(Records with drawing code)
━━━━━━━━━━

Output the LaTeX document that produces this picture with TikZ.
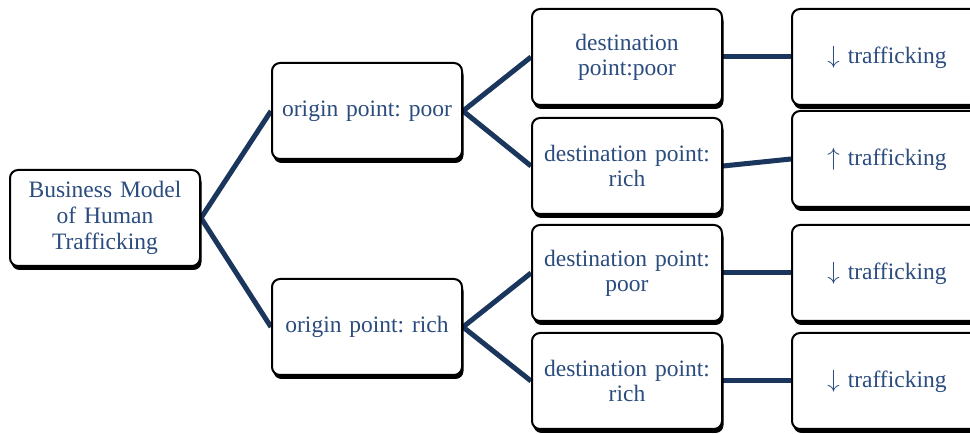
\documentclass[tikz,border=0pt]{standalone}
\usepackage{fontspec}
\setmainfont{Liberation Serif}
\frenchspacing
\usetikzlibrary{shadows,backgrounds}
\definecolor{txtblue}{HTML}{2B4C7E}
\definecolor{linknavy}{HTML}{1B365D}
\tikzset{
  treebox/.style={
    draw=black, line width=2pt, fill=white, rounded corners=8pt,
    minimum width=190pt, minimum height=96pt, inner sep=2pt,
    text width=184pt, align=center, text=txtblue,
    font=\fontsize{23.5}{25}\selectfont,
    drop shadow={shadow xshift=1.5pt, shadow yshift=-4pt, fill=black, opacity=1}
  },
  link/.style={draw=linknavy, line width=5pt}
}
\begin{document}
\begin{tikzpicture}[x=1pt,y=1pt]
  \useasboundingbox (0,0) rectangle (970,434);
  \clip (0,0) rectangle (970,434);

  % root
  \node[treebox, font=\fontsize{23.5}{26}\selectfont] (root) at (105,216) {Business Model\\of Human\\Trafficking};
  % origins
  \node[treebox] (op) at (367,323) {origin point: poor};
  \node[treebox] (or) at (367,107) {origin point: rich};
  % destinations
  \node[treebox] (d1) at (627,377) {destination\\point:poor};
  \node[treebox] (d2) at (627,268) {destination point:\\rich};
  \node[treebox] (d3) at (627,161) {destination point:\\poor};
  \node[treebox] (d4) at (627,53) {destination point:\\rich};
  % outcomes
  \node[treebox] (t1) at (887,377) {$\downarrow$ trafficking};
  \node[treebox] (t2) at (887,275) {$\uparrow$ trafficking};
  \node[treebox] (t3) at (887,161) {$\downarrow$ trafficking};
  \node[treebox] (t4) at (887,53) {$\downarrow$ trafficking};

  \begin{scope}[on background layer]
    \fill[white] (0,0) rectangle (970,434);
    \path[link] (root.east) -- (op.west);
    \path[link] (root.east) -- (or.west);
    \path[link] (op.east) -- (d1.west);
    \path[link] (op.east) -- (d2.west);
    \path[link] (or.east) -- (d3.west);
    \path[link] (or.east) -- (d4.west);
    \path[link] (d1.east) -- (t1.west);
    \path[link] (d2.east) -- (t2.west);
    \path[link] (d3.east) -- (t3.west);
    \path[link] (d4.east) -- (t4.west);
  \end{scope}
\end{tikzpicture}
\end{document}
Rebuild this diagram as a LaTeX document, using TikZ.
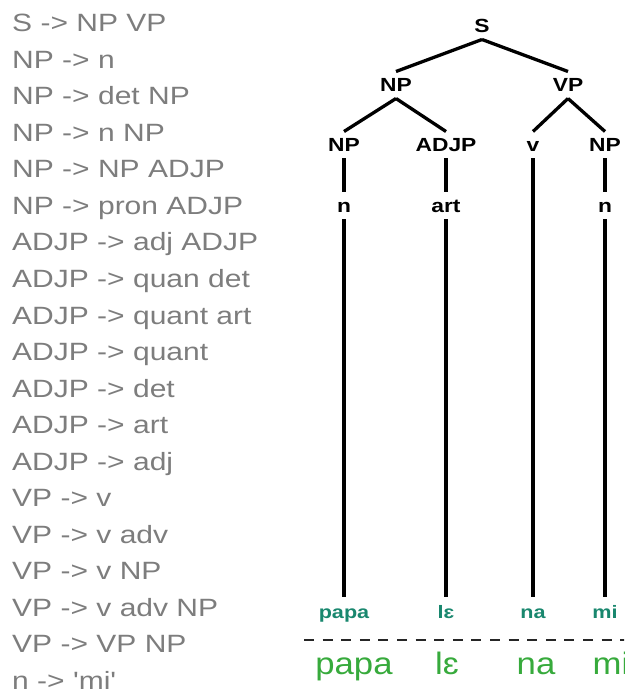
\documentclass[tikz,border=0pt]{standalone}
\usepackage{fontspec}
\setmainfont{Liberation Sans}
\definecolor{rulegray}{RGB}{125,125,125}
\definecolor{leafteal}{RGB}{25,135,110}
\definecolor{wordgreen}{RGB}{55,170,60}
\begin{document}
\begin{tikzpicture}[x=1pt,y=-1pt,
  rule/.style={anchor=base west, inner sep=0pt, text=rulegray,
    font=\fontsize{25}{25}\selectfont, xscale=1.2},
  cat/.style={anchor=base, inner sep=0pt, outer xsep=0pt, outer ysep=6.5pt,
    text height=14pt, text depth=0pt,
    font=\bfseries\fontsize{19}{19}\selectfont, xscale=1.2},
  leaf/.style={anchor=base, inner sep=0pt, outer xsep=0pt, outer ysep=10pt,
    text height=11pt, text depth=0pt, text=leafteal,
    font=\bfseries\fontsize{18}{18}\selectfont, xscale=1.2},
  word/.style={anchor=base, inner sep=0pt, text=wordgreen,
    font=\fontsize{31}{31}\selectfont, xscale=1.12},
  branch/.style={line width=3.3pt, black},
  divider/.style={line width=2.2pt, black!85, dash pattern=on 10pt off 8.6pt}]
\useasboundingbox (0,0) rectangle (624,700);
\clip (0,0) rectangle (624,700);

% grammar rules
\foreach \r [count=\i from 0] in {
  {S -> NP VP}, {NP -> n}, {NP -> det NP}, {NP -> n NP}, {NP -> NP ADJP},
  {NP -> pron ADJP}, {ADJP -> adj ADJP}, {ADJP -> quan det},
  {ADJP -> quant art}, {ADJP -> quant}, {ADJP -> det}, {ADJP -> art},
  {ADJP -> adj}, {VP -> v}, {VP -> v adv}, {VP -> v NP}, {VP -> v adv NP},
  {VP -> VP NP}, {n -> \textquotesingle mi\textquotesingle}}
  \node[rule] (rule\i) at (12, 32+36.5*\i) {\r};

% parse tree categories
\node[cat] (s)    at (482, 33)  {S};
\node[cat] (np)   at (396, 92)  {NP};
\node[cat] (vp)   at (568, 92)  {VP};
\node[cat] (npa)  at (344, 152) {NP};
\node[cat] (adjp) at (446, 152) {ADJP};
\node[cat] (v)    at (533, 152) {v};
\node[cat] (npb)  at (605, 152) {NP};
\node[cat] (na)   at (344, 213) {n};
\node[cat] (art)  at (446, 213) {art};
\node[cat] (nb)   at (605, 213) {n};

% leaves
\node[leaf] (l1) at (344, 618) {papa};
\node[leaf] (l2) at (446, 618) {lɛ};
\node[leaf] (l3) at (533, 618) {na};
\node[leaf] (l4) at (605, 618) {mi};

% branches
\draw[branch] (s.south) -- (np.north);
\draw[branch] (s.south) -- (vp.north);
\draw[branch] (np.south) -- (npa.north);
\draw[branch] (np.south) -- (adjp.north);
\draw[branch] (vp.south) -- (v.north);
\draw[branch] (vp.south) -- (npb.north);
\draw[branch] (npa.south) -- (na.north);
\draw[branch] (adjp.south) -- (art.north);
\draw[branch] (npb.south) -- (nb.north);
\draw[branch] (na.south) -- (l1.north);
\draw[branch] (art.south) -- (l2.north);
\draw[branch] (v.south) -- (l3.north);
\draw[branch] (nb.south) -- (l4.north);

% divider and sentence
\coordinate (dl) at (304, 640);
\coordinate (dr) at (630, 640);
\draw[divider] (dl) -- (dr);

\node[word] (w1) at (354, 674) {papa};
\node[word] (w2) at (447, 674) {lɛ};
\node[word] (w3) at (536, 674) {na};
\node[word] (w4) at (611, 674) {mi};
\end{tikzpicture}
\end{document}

━━━━━━━━━━

Using the data above, extract exactly the lines from the one containing "Rebuild this diagram" through the one containing "at (605, 618)". Pictures are left out.

> _Response_
Rebuild this diagram as a LaTeX document, using TikZ.
\documentclass[tikz,border=0pt]{standalone}
\usepackage{fontspec}
\setmainfont{Liberation Sans}
\definecolor{rulegray}{RGB}{125,125,125}
\definecolor{leafteal}{RGB}{25,135,110}
\definecolor{wordgreen}{RGB}{55,170,60}
\begin{document}
\begin{tikzpicture}[x=1pt,y=-1pt,
  rule/.style={anchor=base west, inner sep=0pt, text=rulegray,
    font=\fontsize{25}{25}\selectfont, xscale=1.2},
  cat/.style={anchor=base, inner sep=0pt, outer xsep=0pt, outer ysep=6.5pt,
    text height=14pt, text depth=0pt,
    font=\bfseries\fontsize{19}{19}\selectfont, xscale=1.2},
  leaf/.style={anchor=base, inner sep=0pt, outer xsep=0pt, outer ysep=10pt,
    text height=11pt, text depth=0pt, text=leafteal,
    font=\bfseries\fontsize{18}{18}\selectfont, xscale=1.2},
  word/.style={anchor=base, inner sep=0pt, text=wordgreen,
    font=\fontsize{31}{31}\selectfont, xscale=1.12},
  branch/.style={line width=3.3pt, black},
  divider/.style={line width=2.2pt, black!85, dash pattern=on 10pt off 8.6pt}]
\useasboundingbox (0,0) rectangle (624,700);
\clip (0,0) rectangle (624,700);

% grammar rules
\foreach \r [count=\i from 0] in {
  {S -> NP VP}, {NP -> n}, {NP -> det NP}, {NP -> n NP}, {NP -> NP ADJP},
  {NP -> pron ADJP}, {ADJP -> adj ADJP}, {ADJP -> quan det},
  {ADJP -> quant art}, {ADJP -> quant}, {ADJP -> det}, {ADJP -> art},
  {ADJP -> adj}, {VP -> v}, {VP -> v adv}, {VP -> v NP}, {VP -> v adv NP},
  {VP -> VP NP}, {n -> \textquotesingle mi\textquotesingle}}
  \node[rule] (rule\i) at (12, 32+36.5*\i) {\r};

% parse tree categories
\node[cat] (s)    at (482, 33)  {S};
\node[cat] (np)   at (396, 92)  {NP};
\node[cat] (vp)   at (568, 92)  {VP};
\node[cat] (npa)  at (344, 152) {NP};
\node[cat] (adjp) at (446, 152) {ADJP};
\node[cat] (v)    at (533, 152) {v};
\node[cat] (npb)  at (605, 152) {NP};
\node[cat] (na)   at (344, 213) {n};
\node[cat] (art)  at (446, 213) {art};
\node[cat] (nb)   at (605, 213) {n};

% leaves
\node[leaf] (l1) at (344, 618) {papa};
\node[leaf] (l2) at (446, 618) {lɛ};
\node[leaf] (l3) at (533, 618) {na};
\node[leaf] (l4) at (605, 618) {mi};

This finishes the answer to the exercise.